● **PROBLEM DETAILS**: Restate the data exactly as given and keep the pictures out.

━━ DATA LINES ━━

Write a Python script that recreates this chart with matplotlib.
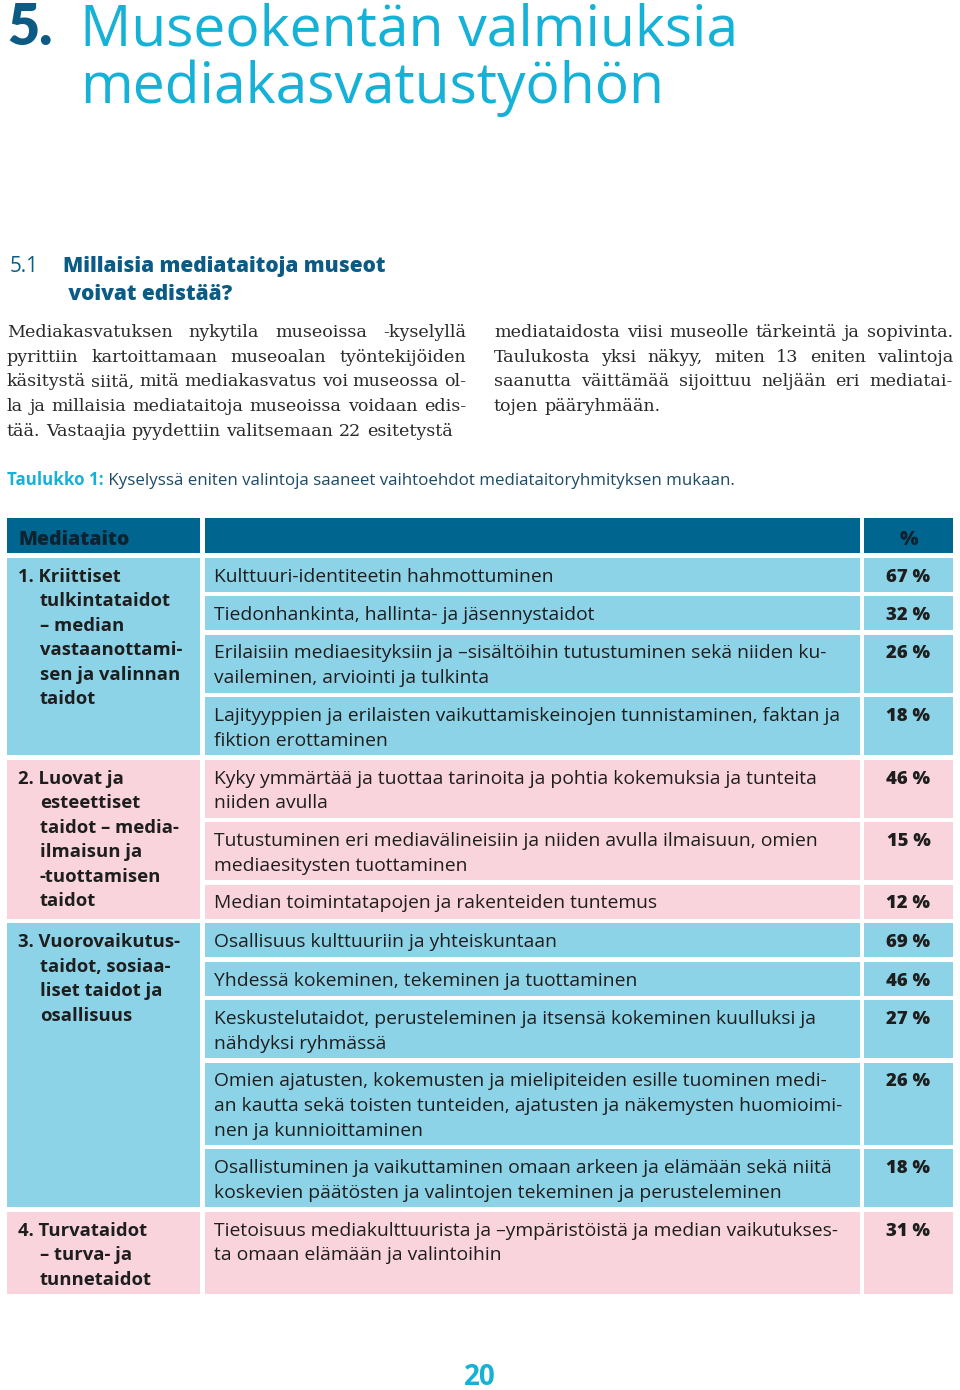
import matplotlib
matplotlib.use("Agg")
import matplotlib.pyplot as plt
from matplotlib.patches import Rectangle

# ---------------- data ----------------
title_num = "5."
title_lines = ["Museokentän valmiuksia", "mediakasvatustyöhön"]
section_num = "5.1"
section_lines = ["Millaisia mediataitoja museot", " voivat edistää?"]

body_left = [
    "Mediakasvatuksen nykytila museoissa -kyselyllä",
    "pyrittiin kartoittamaan museoalan työntekijöiden",
    "käsitystä siitä, mitä mediakasvatus voi museossa ol-",
    "la ja millaisia mediataitoja museoissa voidaan edis-",
    "tää. Vastaajia pyydettiin valitsemaan 22 esitetystä",
]
body_right = [
    "mediataidosta viisi museolle tärkeintä ja sopivinta.",
    "Taulukosta yksi näkyy, miten 13 eniten valintoja",
    "saanutta väittämää sijoittuu neljään eri mediatai-",
    "tojen pääryhmään.",
]
caption_bold = "Taulukko 1:"
caption_text = " Kyselyssä eniten valintoja saaneet vaihtoehdot mediataitoryhmityksen mukaan."

header = ["Mediataito", "", "%"]

group_labels = [
    ["1. Kriittiset", "tulkintataidot", "– median", "vastaanottami-", "sen ja valinnan", "taidot"],
    ["2. Luovat ja", "esteettiset", "taidot – media-", "ilmaisun ja", "-tuottamisen", "taidot"],
    ["3. Vuorovaikutus-", "taidot, sosiaa-", "liset taidot ja", "osallisuus"],
    ["4. Turvataidot", "– turva- ja", "tunnetaidot"],
]
group_items = [
    [
        ["Kulttuuri-identiteetin hahmottuminen"],
        ["Tiedonhankinta, hallinta- ja jäsennystaidot"],
        ["Erilaisiin mediaesityksiin ja –sisältöihin tutustuminen sekä niiden ku-",
         "vaileminen, arviointi ja tulkinta"],
        ["Lajityyppien ja erilaisten vaikuttamiskeinojen tunnistaminen, faktan ja",
         "fiktion erottaminen"],
    ],
    [
        ["Kyky ymmärtää ja tuottaa tarinoita ja pohtia kokemuksia ja tunteita",
         "niiden avulla"],
        ["Tutustuminen eri mediavälineisiin ja niiden avulla ilmaisuun, omien",
         "mediaesitysten tuottaminen"],
        ["Median toimintatapojen ja rakenteiden tuntemus"],
    ],
    [
        ["Osallisuus kulttuuriin ja yhteiskuntaan"],
        ["Yhdessä kokeminen, tekeminen ja tuottaminen"],
        ["Keskustelutaidot, perusteleminen ja itsensä kokeminen kuulluksi ja",
         "nähdyksi ryhmässä"],
        ["Omien ajatusten, kokemusten ja mielipiteiden esille tuominen medi-",
         "an kautta sekä toisten tunteiden, ajatusten ja näkemysten huomioimi-",
         "nen ja kunnioittaminen"],
        ["Osallistuminen ja vaikuttaminen omaan arkeen ja elämään sekä niitä",
         "koskevien päätösten ja valintojen tekeminen ja perusteleminen"],
    ],
    [
        ["Tietoisuus mediakulttuurista ja –ympäristöistä ja median vaikutukses-",
         "ta omaan elämään ja valintoihin"],
    ],
]
group_pct = [[67, 32, 26, 18], [46, 15, 12], [69, 46, 27, 26, 18], [31]]
page_number = "20"

# ---------------- style ----------------
CYAN = "#16b1d6"
DARK_BLUE = "#0b5b85"
HEAD = "#00668f"
BLUE_ROW = "#8dd3e8"
PINK_ROW = "#f9d4dc"
TXT = "#1e1e1e"
group_colors = [BLUE_ROW, PINK_ROW, BLUE_ROW, PINK_ROW]
SANS = "Open Sans"
SERIF = "DejaVu Serif"

fig = plt.figure(figsize=(9.6, 13.9), dpi=100)
ax = fig.add_axes([0, 0, 1, 1])
ax.set_xlim(0, 960)
ax.set_ylim(1390, 0)
ax.axis("off")
renderer = fig.canvas.get_renderer()


def text_width(t):
    return t.get_window_extent(renderer=renderer).width


def justified(x, y, width, lines, lh, **kw):
    probe1 = ax.text(0, 0, "a a", **kw)
    probe2 = ax.text(0, 0, "aa", **kw)
    space = text_width(probe1) - text_width(probe2)
    probe1.remove()
    probe2.remove()
    for i, line in enumerate(lines):
        words = line.split(" ")
        objs = [ax.text(0, y + i * lh, w, va="baseline", ha="left", **kw) for w in words]
        widths = [text_width(o) for o in objs]
        if i < len(lines) - 1 and len(words) > 1:
            gap = (width - sum(widths)) / (len(words) - 1)
        else:
            gap = space
        cx = x
        for o, w in zip(objs, widths):
            o.set_x(cx)
            cx += w + gap


# title
ax.text(7, 45, title_num, fontsize=40, fontweight="heavy", color=DARK_BLUE, family="Lato", va="baseline")
for i, ln in enumerate(title_lines):
    ax.text(80, 45 + i * 58, ln, fontsize=41, fontweight="medium", color=CYAN, family=SANS, va="baseline")

# section heading
ax.text(10, 272, section_num, fontsize=14.8, color=DARK_BLUE, family=SANS, va="baseline")
for i, ln in enumerate(section_lines):
    ax.text(63, 272 + i * 28, ln, fontsize=15, fontweight="heavy", color=DARK_BLUE, family=SANS, va="baseline")

# body text
justified(7, 337, 459, body_left, 24.7, fontsize=12.6, family=SERIF, color="#2a2a2a")
justified(494, 337, 459, body_right, 24.7, fontsize=12.6, family=SERIF, color="#2a2a2a")

# caption
t = ax.text(7, 485, caption_bold, fontsize=12.2, fontweight="bold", color=CYAN, family=SANS, va="baseline")
ax.text(7 + text_width(t), 485, caption_text, fontsize=12.2, color="#1d4a66", family=SANS, va="baseline")

# table
col_x = [7, 205, 864]
col_w = [193, 655, 89]
gap = 4.5
lh = 24.6

def row_h(n):
    return 10 + 24 * n

top = 518
for cx, cw in zip(col_x, col_w):
    ax.add_patch(Rectangle((cx, top), cw, 35, color=HEAD, lw=0))
ax.text(18, 545, header[0], fontsize=14, fontweight="heavy", color="#0f2230", family=SANS, va="baseline")
ax.text(col_x[2] + col_w[2] / 2, 545, header[2], fontsize=14, fontweight="heavy", color="#0f2230",
        family=SANS, va="baseline", ha="center")

y = top + 35 + gap
tkw = dict(family=SANS, color=TXT, va="baseline")
for g, (labels, items, pcts) in enumerate(zip(group_labels, group_items, group_pct)):
    color = group_colors[g]
    heights = [row_h(len(it)) for it in items]
    total = sum(heights) + gap * (len(items) - 1)
    total = max(total, row_h(len(labels)))
    ax.add_patch(Rectangle((col_x[0], y), col_w[0], total, color=color, lw=0))
    for i, lab in enumerate(labels):
        ax.text(18 if i == 0 else 40, y + 24 + i * lh, lab, fontsize=13.3, fontweight="bold", **tkw)
    ry = y
    for k, (it, p) in enumerate(zip(items, pcts)):
        h = heights[k]
        if k == len(items) - 1:
            h = y + total - ry
        ax.add_patch(Rectangle((col_x[1], ry), col_w[1], h, color=color, lw=0))
        ax.add_patch(Rectangle((col_x[2], ry), col_w[2], h, color=color, lw=0))
        for j, ln in enumerate(it):
            ax.text(214, ry + 24 + j * lh, ln, fontsize=13.9, **tkw)
        ax.text(col_x[2] + col_w[2] / 2, ry + 24, f"{p} %", fontsize=13.3, fontweight="heavy",
                ha="center", **tkw)
        ry += h + gap
    y += total + gap

# page number
ax.text(480, 1385, page_number, fontsize=20, fontweight="bold", color=CYAN, family=SANS,
        va="baseline", ha="center")

fig.savefig("out.png", dpi=100)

━━━

● **EXERCISE SOLUTION**:
Write a Python script that recreates this chart with matplotlib.
import matplotlib
matplotlib.use("Agg")
import matplotlib.pyplot as plt
from matplotlib.patches import Rectangle

# ---------------- data ----------------
title_num = "5."
title_lines = ["Museokentän valmiuksia", "mediakasvatustyöhön"]
section_num = "5.1"
section_lines = ["Millaisia mediataitoja museot", " voivat edistää?"]

body_left = [
    "Mediakasvatuksen nykytila museoissa -kyselyllä",
    "pyrittiin kartoittamaan museoalan työntekijöiden",
    "käsitystä siitä, mitä mediakasvatus voi museossa ol-",
    "la ja millaisia mediataitoja museoissa voidaan edis-",
    "tää. Vastaajia pyydettiin valitsemaan 22 esitetystä",
]
body_right = [
    "mediataidosta viisi museolle tärkeintä ja sopivinta.",
    "Taulukosta yksi näkyy, miten 13 eniten valintoja",
    "saanutta väittämää sijoittuu neljään eri mediatai-",
    "tojen pääryhmään.",
]
caption_bold = "Taulukko 1:"
caption_text = " Kyselyssä eniten valintoja saaneet vaihtoehdot mediataitoryhmityksen mukaan."

header = ["Mediataito", "", "%"]

group_labels = [
    ["1. Kriittiset", "tulkintataidot", "– median", "vastaanottami-", "sen ja valinnan", "taidot"],
    ["2. Luovat ja", "esteettiset", "taidot – media-", "ilmaisun ja", "-tuottamisen", "taidot"],
    ["3. Vuorovaikutus-", "taidot, sosiaa-", "liset taidot ja", "osallisuus"],
    ["4. Turvataidot", "– turva- ja", "tunnetaidot"],
]
group_items = [
    [
        ["Kulttuuri-identiteetin hahmottuminen"],
        ["Tiedonhankinta, hallinta- ja jäsennystaidot"],
        ["Erilaisiin mediaesityksiin ja –sisältöihin tutustuminen sekä niiden ku-",
         "vaileminen, arviointi ja tulkinta"],
        ["Lajityyppien ja erilaisten vaikuttamiskeinojen tunnistaminen, faktan ja",
         "fiktion erottaminen"],
    ],
    [
        ["Kyky ymmärtää ja tuottaa tarinoita ja pohtia kokemuksia ja tunteita",
         "niiden avulla"],
        ["Tutustuminen eri mediavälineisiin ja niiden avulla ilmaisuun, omien",
         "mediaesitysten tuottaminen"],
        ["Median toimintatapojen ja rakenteiden tuntemus"],
    ],
    [
        ["Osallisuus kulttuuriin ja yhteiskuntaan"],
        ["Yhdessä kokeminen, tekeminen ja tuottaminen"],
        ["Keskustelutaidot, perusteleminen ja itsensä kokeminen kuulluksi ja",
         "nähdyksi ryhmässä"],
        ["Omien ajatusten, kokemusten ja mielipiteiden esille tuominen medi-",
         "an kautta sekä toisten tunteiden, ajatusten ja näkemysten huomioimi-",
         "nen ja kunnioittaminen"],
        ["Osallistuminen ja vaikuttaminen omaan arkeen ja elämään sekä niitä",
         "koskevien päätösten ja valintojen tekeminen ja perusteleminen"],
    ],
    [
        ["Tietoisuus mediakulttuurista ja –ympäristöistä ja median vaikutukses-",
         "ta omaan elämään ja valintoihin"],
    ],
]
group_pct = [[67, 32, 26, 18], [46, 15, 12], [69, 46, 27, 26, 18], [31]]
page_number = "20"

# ---------------- style ----------------
CYAN = "#16b1d6"
DARK_BLUE = "#0b5b85"
HEAD = "#00668f"
BLUE_ROW = "#8dd3e8"
PINK_ROW = "#f9d4dc"
TXT = "#1e1e1e"
group_colors = [BLUE_ROW, PINK_ROW, BLUE_ROW, PINK_ROW]
SANS = "Open Sans"
SERIF = "DejaVu Serif"

fig = plt.figure(figsize=(9.6, 13.9), dpi=100)
ax = fig.add_axes([0, 0, 1, 1])
ax.set_xlim(0, 960)
ax.set_ylim(1390, 0)
ax.axis("off")
renderer = fig.canvas.get_renderer()


def text_width(t):
    return t.get_window_extent(renderer=renderer).width


def justified(x, y, width, lines, lh, **kw):
    probe1 = ax.text(0, 0, "a a", **kw)
    probe2 = ax.text(0, 0, "aa", **kw)
    space = text_width(probe1) - text_width(probe2)
    probe1.remove()
    probe2.remove()
    for i, line in enumerate(lines):
        words = line.split(" ")
        objs = [ax.text(0, y + i * lh, w, va="baseline", ha="left", **kw) for w in words]
        widths = [text_width(o) for o in objs]
        if i < len(lines) - 1 and len(words) > 1:
            gap = (width - sum(widths)) / (len(words) - 1)
        else:
            gap = space
        cx = x
        for o, w in zip(objs, widths):
            o.set_x(cx)
            cx += w + gap


# title
ax.text(7, 45, title_num, fontsize=40, fontweight="heavy", color=DARK_BLUE, family="Lato", va="baseline")
for i, ln in enumerate(title_lines):
    ax.text(80, 45 + i * 58, ln, fontsize=41, fontweight="medium", color=CYAN, family=SANS, va="baseline")

# section heading
ax.text(10, 272, section_num, fontsize=14.8, color=DARK_BLUE, family=SANS, va="baseline")
for i, ln in enumerate(section_lines):
    ax.text(63, 272 + i * 28, ln, fontsize=15, fontweight="heavy", color=DARK_BLUE, family=SANS, va="baseline")

# body text
justified(7, 337, 459, body_left, 24.7, fontsize=12.6, family=SERIF, color="#2a2a2a")
justified(494, 337, 459, body_right, 24.7, fontsize=12.6, family=SERIF, color="#2a2a2a")

# caption
t = ax.text(7, 485, caption_bold, fontsize=12.2, fontweight="bold", color=CYAN, family=SANS, va="baseline")
ax.text(7 + text_width(t), 485, caption_text, fontsize=12.2, color="#1d4a66", family=SANS, va="baseline")

# table
col_x = [7, 205, 864]
col_w = [193, 655, 89]
gap = 4.5
lh = 24.6

def row_h(n):
    return 10 + 24 * n

top = 518
for cx, cw in zip(col_x, col_w):
    ax.add_patch(Rectangle((cx, top), cw, 35, color=HEAD, lw=0))
ax.text(18, 545, header[0], fontsize=14, fontweight="heavy", color="#0f2230", family=SANS, va="baseline")
ax.text(col_x[2] + col_w[2] / 2, 545, header[2], fontsize=14, fontweight="heavy", color="#0f2230",
        family=SANS, va="baseline", ha="center")

y = top + 35 + gap
tkw = dict(family=SANS, color=TXT, va="baseline")
for g, (labels, items, pcts) in enumerate(zip(group_labels, group_items, group_pct)):
    color = group_colors[g]
    heights = [row_h(len(it)) for it in items]
    total = sum(heights) + gap * (len(items) - 1)
    total = max(total, row_h(len(labels)))
    ax.add_patch(Rectangle((col_x[0], y), col_w[0], total, color=color, lw=0))
    for i, lab in enumerate(labels):
        ax.text(18 if i == 0 else 40, y + 24 + i * lh, lab, fontsize=13.3, fontweight="bold", **tkw)
    ry = y
    for k, (it, p) in enumerate(zip(items, pcts)):
        h = heights[k]
        if k == len(items) - 1:
            h = y + total - ry
        ax.add_patch(Rectangle((col_x[1], ry), col_w[1], h, color=color, lw=0))
        ax.add_patch(Rectangle((col_x[2], ry), col_w[2], h, color=color, lw=0))
        for j, ln in enumerate(it):
            ax.text(214, ry + 24 + j * lh, ln, fontsize=13.9, **tkw)
        ax.text(col_x[2] + col_w[2] / 2, ry + 24, f"{p} %", fontsize=13.3, fontweight="heavy",
                ha="center", **tkw)
        ry += h + gap
    y += total + gap

# page number
ax.text(480, 1385, page_number, fontsize=20, fontweight="bold", color=CYAN, family=SANS,
        va="baseline", ha="center")

fig.savefig("out.png", dpi=100)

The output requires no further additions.